What are the stations between poverty and destitution? Like the Nouveau Poor, the already poor descend through a series of deprivations, though these are less likely to involve forgone vacations than missed meals and medications. The Times reported earlier this month that one-third of Americans can no longer afford to comply with their prescriptions.

There are other, less life-threatening, ways to try to make ends meet. The Associated Press has reported that more women from all social classes are resorting to stripping, although "gentlemen's clubs," too, have been hard-hit by the recession. The rural poor are turning increasingly to "food auctions," which offer items that may be past their sell-by dates.

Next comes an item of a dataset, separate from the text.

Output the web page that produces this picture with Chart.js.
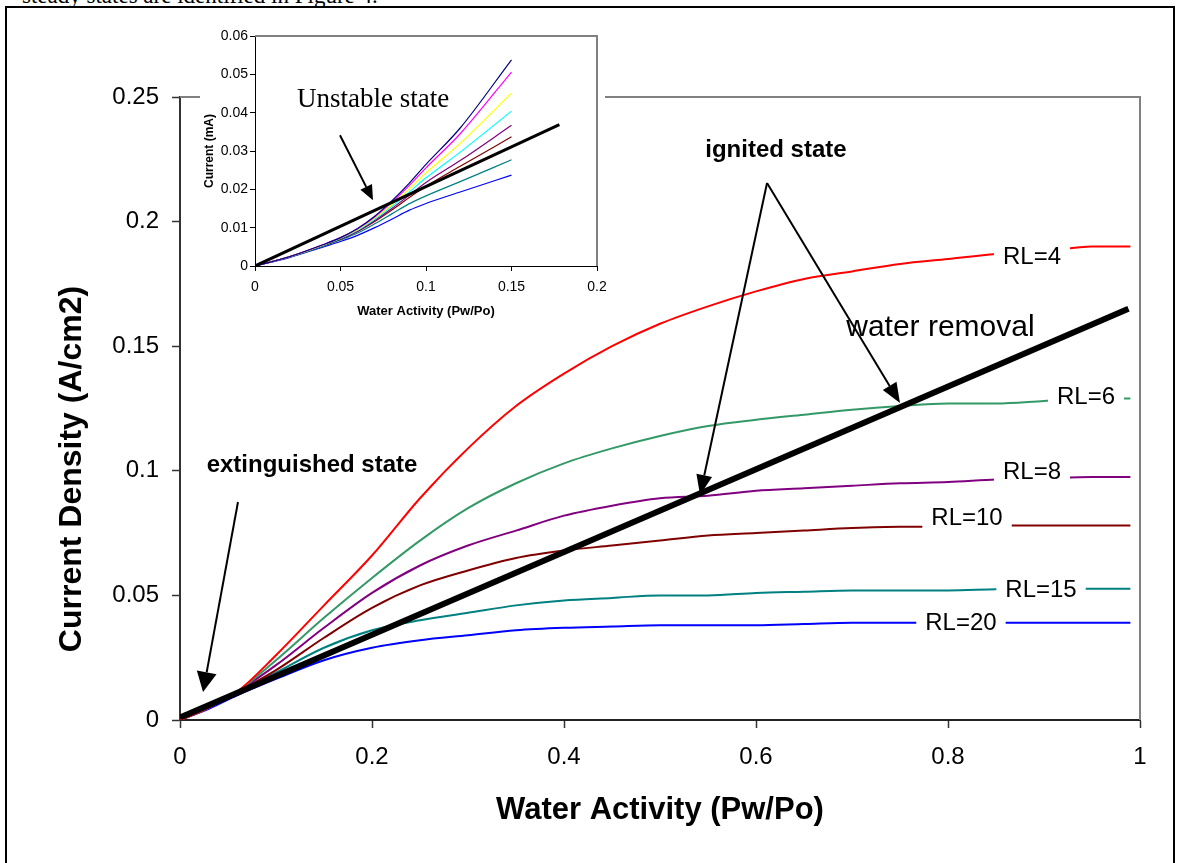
<!DOCTYPE html>
<html>
<head>
<meta charset="utf-8">
<script src="https://cdn.jsdelivr.net/npm/chart.js@4.4.0/dist/chart.umd.min.js"></script>
<style>
  body { margin: 0; width: 1177px; height: 863px; overflow: hidden; position: relative; background: #fff; }
  #caption { position: absolute; left: 22px; top: -15px; font: 23px/22px "Liberation Serif", "Times New Roman", serif; white-space: nowrap; }
  #frame { position: absolute; left: 5px; top: 6px; width: 1166px; height: 900px; border: 2px solid #000; }
  #main { position: absolute; left: 0; top: 0; }
  #inset { position: absolute; left: 200px; top: 22px; }
</style>
</head>
<body>
<div id="caption">steady states are identified in Figure 4.</div>
<div id="frame"></div>
<canvas id="main" width="1177" height="863"></canvas>
<canvas id="inset" width="430" height="298"></canvas>
<script>
// main chart: current density vs water activity
const xTicks = [0, 0.2, 0.4, 0.6, 0.8, 1];
const yTicks = [0, 0.05, 0.1, 0.15, 0.2, 0.25];
const aw = [0, 0.03, 0.06, 0.1, 0.15, 0.2, 0.25, 0.3, 0.35, 0.4, 0.45, 0.5, 0.55, 0.6, 0.65, 0.7, 0.75, 0.8, 0.85, 0.9, 0.95, 0.99];
const rl4  = [0, 0.005, 0.0115, 0.026, 0.046, 0.066, 0.089, 0.109, 0.126, 0.139, 0.150, 0.159, 0.166, 0.172, 0.177, 0.180, 0.183, 0.185, 0.187, 0.188, 0.190, 0.190];
const rl6  = [0, 0.005, 0.0115, 0.024, 0.041, 0.057, 0.072, 0.085, 0.095, 0.103, 0.109, 0.114, 0.118, 0.1205, 0.1225, 0.1245, 0.126, 0.127, 0.127, 0.128, 0.129, 0.129];
const rl8  = [0, 0.005, 0.0115, 0.022, 0.037, 0.051, 0.062, 0.070, 0.076, 0.082, 0.086, 0.089, 0.090, 0.092, 0.093, 0.094, 0.095, 0.0955, 0.0965, 0.097, 0.0975, 0.0975];
const rl10 = [0, 0.005, 0.0113, 0.020, 0.033, 0.045, 0.054, 0.060, 0.065, 0.068, 0.070, 0.072, 0.074, 0.075, 0.076, 0.077, 0.0775, 0.0775, 0.078, 0.078, 0.078, 0.078];
const rl15 = [0, 0.005, 0.011, 0.019, 0.029, 0.036, 0.040, 0.043, 0.046, 0.048, 0.049, 0.050, 0.050, 0.051, 0.0515, 0.052, 0.052, 0.052, 0.0525, 0.0527, 0.0527, 0.0527];
const rl20 = [0, 0.0045, 0.010, 0.0165, 0.024, 0.029, 0.032, 0.034, 0.036, 0.037, 0.0375, 0.038, 0.038, 0.038, 0.0385, 0.039, 0.039, 0.039, 0.039, 0.039, 0.039, 0.039];
const rlNames = ['RL=4', 'RL=6', 'RL=8', 'RL=10', 'RL=15', 'RL=20'];
const rlColors = ['#ff0000', '#339966', '#800080', '#800000', '#008080', '#0000ff'];
const waterAw = [0, 0.988];
const waterJ = [0.001, 0.165];

// inset: current (mA) vs water activity
const insetXTicks = [0, 0.05, 0.1, 0.15, 0.2];
const insetYTicks = [0, 0.01, 0.02, 0.03, 0.04, 0.05, 0.06];
const insetAw = [0, 0.02, 0.04, 0.05, 0.06, 0.07, 0.08, 0.09, 0.1, 0.12, 0.15];
const cNavy    = [0, 0.0024, 0.0056, 0.0074, 0.0098, 0.0130, 0.0170, 0.0215, 0.0265, 0.0360, 0.0538];
const cMagenta = [0, 0.0024, 0.0056, 0.0074, 0.0097, 0.0128, 0.0166, 0.0209, 0.0256, 0.0345, 0.0506];
const cYellow  = [0, 0.0024, 0.0055, 0.0073, 0.0095, 0.0125, 0.0160, 0.0200, 0.0243, 0.0320, 0.0451];
const cCyan    = [0, 0.0024, 0.0055, 0.0072, 0.0093, 0.0122, 0.0155, 0.0192, 0.0230, 0.0297, 0.0404];
const cPurple  = [0, 0.0024, 0.0054, 0.0071, 0.0091, 0.0119, 0.0150, 0.0184, 0.0218, 0.0275, 0.0367];
const cBrown   = [0, 0.0024, 0.0054, 0.0070, 0.0090, 0.0116, 0.0146, 0.0178, 0.0208, 0.0260, 0.0337];
const cTeal    = [0, 0.0023, 0.0052, 0.0068, 0.0086, 0.0110, 0.0136, 0.0162, 0.0183, 0.0220, 0.0277];
const cBlue    = [0, 0.0022, 0.0050, 0.0064, 0.0080, 0.0100, 0.0122, 0.0145, 0.0163, 0.0193, 0.0237];
const insetColors = ['#000080', '#ff00ff', '#ffff00', '#00ffff', '#800080', '#800000', '#008080', '#0000ff'];
const insetWaterAw = [0, 0.178];
const insetWaterI = [0, 0.0369];

// annotation anchors (data units)
const rlLabelAt = [[0.8875, 0.1858], [0.9438, 0.1296], [0.8875, 0.0995], [0.8198, 0.081], [0.8969, 0.0522], [0.8135, 0.0389]];

const FONT = '"Liberation Sans", Arial, sans-serif';
const SERIF = '"Liberation Serif", "Times New Roman", serif';

const pts = (xs, ys) => xs.map((x, i) => ({ x: x, y: ys[i] }));

function arrow(ctx, x1, y1, x2, y2, lw, headLen, headW) {
    const a = Math.atan2(y2 - y1, x2 - x1);
    const bx = x2 - headLen * Math.cos(a), by = y2 - headLen * Math.sin(a);
    ctx.strokeStyle = '#000';
    ctx.fillStyle = '#000';
    ctx.lineWidth = lw;
    ctx.beginPath();
    ctx.moveTo(x1, y1);
    ctx.lineTo(bx, by);
    ctx.stroke();
    ctx.beginPath();
    ctx.moveTo(x2, y2);
    ctx.lineTo(bx + headW / 2 * Math.sin(a), by - headW / 2 * Math.cos(a));
    ctx.lineTo(bx - headW / 2 * Math.sin(a), by + headW / 2 * Math.cos(a));
    ctx.closePath();
    ctx.fill();
}

function plotBorder(chart) {
    const { ctx, chartArea: a } = chart;
    ctx.save();
    ctx.strokeStyle = '#808080';
    ctx.lineWidth = 2;
    ctx.beginPath();
    ctx.moveTo(a.left, a.top);
    ctx.lineTo(a.right, a.top);
    ctx.lineTo(a.right, a.bottom);
    ctx.stroke();
    ctx.restore();
}

const mainNotes = {
    id: 'mainNotes',
    beforeDatasetsDraw(chart) { plotBorder(chart); },
    afterDatasetsDraw(chart) {
        const { ctx, scales: { x, y } } = chart;
        const px = v => x.getPixelForValue(v);
        const py = v => y.getPixelForValue(v);
        ctx.save();
        ctx.textAlign = 'center';
        ctx.textBaseline = 'middle';
        ctx.font = '24px ' + FONT;
        rlNames.forEach((name, i) => {
            const cx = px(rlLabelAt[i][0]), cy = py(rlLabelAt[i][1]);
            const w = ctx.measureText(name).width + 18;
            ctx.fillStyle = '#fff';
            ctx.fillRect(cx - w / 2, cy - 12, w, 24);
            ctx.fillStyle = '#000';
            ctx.fillText(name, cx, cy);
        });
        ctx.font = 'bold 24px ' + FONT;
        ctx.fillText('extinguished state', px(0.1375), py(0.1023));
        ctx.fillText('ignited state', px(0.6208), py(0.2287));
        ctx.textAlign = 'left';
        ctx.font = '30px ' + FONT;
        ctx.fillText('water removal', px(0.694), py(0.1573));
        arrow(ctx, px(0.0604), py(0.0875), px(0.024), py(0.0112), 2, 20, 20);
        arrow(ctx, px(0.6115), py(0.2155), px(0.5417), py(0.0903), 2, 20, 16);
        arrow(ctx, px(0.6115), py(0.2155), px(0.75), py(0.1272), 2, 20, 16);
        ctx.restore();
    },
    afterDraw(chart) {
        // y axis title sits a little below the middle of the axis, as in the original
        const { ctx, chartArea: a } = chart;
        ctx.save();
        ctx.translate(a.left - 108, a.bottom - 251);
        ctx.rotate(-Math.PI / 2);
        ctx.textAlign = 'center';
        ctx.textBaseline = 'middle';
        ctx.fillStyle = '#000';
        ctx.font = 'bold 32px ' + FONT;
        ctx.fillText('Current Density (A/cm2)', 0, 0);
        ctx.restore();
    }
};

const mainSets = [rl4, rl6, rl8, rl10, rl15, rl20].map((ys, i) => ({
    label: rlNames[i],
    data: pts(aw, ys),
    borderColor: rlColors[i],
    borderWidth: 2,
    pointRadius: 0,
    cubicInterpolationMode: 'monotone'
}));

new Chart(document.getElementById('main'), {
    type: 'line',
    data: {
        datasets: [{
            label: 'water removal',
            data: pts(waterAw, waterJ),
            borderColor: '#000',
            borderWidth: 6,
            pointRadius: 0
        }].concat(mainSets)
    },
    options: {
        responsive: false,
        animation: false,
        devicePixelRatio: 1,
        layout: { padding: { top: 97, right: 37, left: 0, bottom: 0 } },
        plugins: { legend: { display: false }, tooltip: { enabled: false } },
        scales: {
            x: {
                type: 'linear', min: 0, max: 1,
                afterBuildTicks: s => { s.ticks = xTicks.map(v => ({ value: v })); },
                afterFit: s => { s.height = 143; },
                ticks: { font: { size: 24, family: FONT }, color: '#000', padding: 15, maxRotation: 0, callback: v => String(v) },
                grid: { drawOnChartArea: false, tickLength: 8, color: '#333', tickWidth: 1.5 },
                border: { color: '#222', width: 2 },
                title: { display: true, text: 'Water Activity (Pw/Po)', color: '#000',
                         font: { size: 31, weight: 'bold', family: FONT }, padding: { top: 0, bottom: 34 } }
            },
            y: {
                type: 'linear', min: 0, max: 0.25,
                afterBuildTicks: s => { s.ticks = yTicks.map(v => ({ value: v })); },
                afterFit: s => { s.width = 180; },
                ticks: { font: { size: 24, family: FONT }, color: '#000', padding: 13, callback: v => String(v) },
                grid: { drawOnChartArea: false, tickLength: 8, color: '#333', tickWidth: 1.5 },
                border: { color: '#333', width: 2 }
            }
        }
    },
    plugins: [mainNotes]
});

const insetNotes = {
    id: 'insetNotes',
    beforeDraw(chart) {
        // white panel of the inset, stopping just past its plot area
        const { ctx, chartArea: a, height } = chart;
        ctx.save();
        ctx.fillStyle = '#fff';
        ctx.fillRect(0, 0, a.right + 8, height);
        ctx.restore();
    },
    beforeDatasetsDraw(chart) { plotBorder(chart); },
    afterDatasetsDraw(chart) {
        const { ctx, scales: { x, y } } = chart;
        const px = v => x.getPixelForValue(v);
        const py = v => y.getPixelForValue(v);
        ctx.save();
        ctx.fillStyle = '#000';
        ctx.textAlign = 'left';
        ctx.textBaseline = 'middle';
        ctx.font = '27px ' + SERIF;
        ctx.fillText('Unstable state', px(0.0246), py(0.0432));
        arrow(ctx, px(0.0497), py(0.0341), px(0.069), py(0.01714), 2, 15, 13);
        ctx.restore();
    }
};

const insetSets = [cNavy, cMagenta, cYellow, cCyan, cPurple, cBrown, cTeal, cBlue].map((ys, i) => ({
    data: pts(insetAw, ys),
    borderColor: insetColors[i],
    borderWidth: 1.2,
    pointRadius: 0,
    cubicInterpolationMode: 'monotone'
}));

new Chart(document.getElementById('inset'), {
    type: 'line',
    data: {
        datasets: [{
            data: pts(insetWaterAw, insetWaterI),
            borderColor: '#000',
            borderWidth: 3,
            pointRadius: 0
        }].concat(insetSets)
    },
    options: {
        responsive: false,
        animation: false,
        devicePixelRatio: 1,
        layout: { padding: { top: 14, right: 33, left: 0, bottom: 0 } },
        plugins: { legend: { display: false }, tooltip: { enabled: false } },
        scales: {
            x: {
                type: 'linear', min: 0, max: 0.2,
                afterBuildTicks: s => { s.ticks = insetXTicks.map(v => ({ value: v })); },
                afterFit: s => { s.height = 54; },
                ticks: { font: { size: 14, family: FONT }, color: '#000', padding: 8, maxRotation: 0, callback: v => String(v) },
                grid: { drawOnChartArea: false, tickLength: 5, color: '#000' },
                border: { color: '#000', width: 1 },
                title: { display: true, text: 'Water Activity (Pw/Po)', color: '#000',
                         font: { size: 13, weight: 'bold', family: FONT }, padding: { top: 0, bottom: 1 } }
            },
            y: {
                type: 'linear', min: 0, max: 0.06,
                afterBuildTicks: s => { s.ticks = insetYTicks.map(v => ({ value: v })); },
                afterFit: s => { s.width = 55; },
                ticks: { font: { size: 14, family: FONT }, color: '#000', padding: 2, callback: v => String(v) },
                grid: { drawOnChartArea: false, tickLength: 5, color: '#000' },
                border: { color: '#000', width: 1 },
                title: { display: true, text: 'Current (mA)', color: '#000',
                         font: { size: 12, weight: 'bold', family: FONT }, padding: { top: 2, bottom: 0 } }
            }
        }
    },
    plugins: [insetNotes]
});
</script>
</body>
</html>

And for those who like their meat fresh, there's the option of urban hunting. In Racine, Wis., a 51-year-old laid-off mechanic told me he's supplementing his diet by "shooting squirrels and rabbits and eating them stewed, baked and grilled." In Detroit, where the wildlife population has mounted as the human population ebbs, a retired truck driver is doing a brisk business in raccoon carcasses, which he recommends marinating with vinegar and spices.

The most common coping strategy, though, is simply to increase the number of paying people per square foot of dwelling space -- by doubling up or renting to couch-surfers. It's hard to get firm numbers on overcrowding, because no one likes to acknowledge it to census-takers, journalists or anyone else who might be remotely connected to the authorities. At the legal level, this includes Peg taking in her daughter and two grandchildren in a trailer with barely room for two, or my nephew and his wife preparing to squeeze all four of them into what is essentially a one-bedroom apartment. But stories of Dickensian living arrangements abound.

In Los Angeles, Prof. Peter Dreier, a housing policy expert at Occidental College, says that "people who've lost their jobs, or at least their second jobs, cope by doubling or tripling up in overcrowded apartments, or by paying 50 or 60 or even 70 percent of their incomes in rent."



In the long run, we're all dead. John Maynard Keynes
by Jerome a Paris (etg@eurotrib.com) on Sun Jun 14th, 2009 at 12:48:55 PM EST
The most common coping strategy, though, is simply to increase the number of paying people per square foot of dwelling space

We've seen this before, when single family brownstone townhouses were converted to apartments in the big move to the suburbs.

There is a strong tendency in the US to stereotype a slum as an inner urban area, but the same thing happens whenever the property value drops below the replacement cost ... landlords begin extracting value from higher density renting to incomes lower down on the income ladder, while the property is allowed to depreciate.

And higher density in former suburban area where there is also out-migration implies abandoned housing.

If it dawns on people over the coming decade that a stopping rail service through the town can raise property values in an easy walk or park and ride of the station, and keep some districts out of the slum zone that are at risk of falling into the slum zone, the politics of establishing rail services will start to swing. NIMBY's will be converted into PIMBY's.

I've been accused of being a Marxist, yet while Harpo's my favourite, it's Groucho I'm always quoting. Odd, that.

by BruceMcF (agila61 at netscape dot net) on Wed Jun 17th, 2009 at 02:36:11 PM EST
[ Parent ]
Rail service indeed.

Instead, urban planning of the 60s designed highways that tore through neighborhoods and allowed business people quick exits to the suburbs.

Ironically, those businesspeople have now had to move farther out as their first ring suburbs deteriorated, and even the water and sewage lines (made out of cheaper materials) began to burst. We had a snowstorm here that caused flooding a few years ago, and these first ring burbs were without water because their systems couldn't take the pressure.

Meanwhile, the city rolls along with 150 year old pipes made of lead coated with all kinds of sediment. They've never had to dig up the system in a century and a half.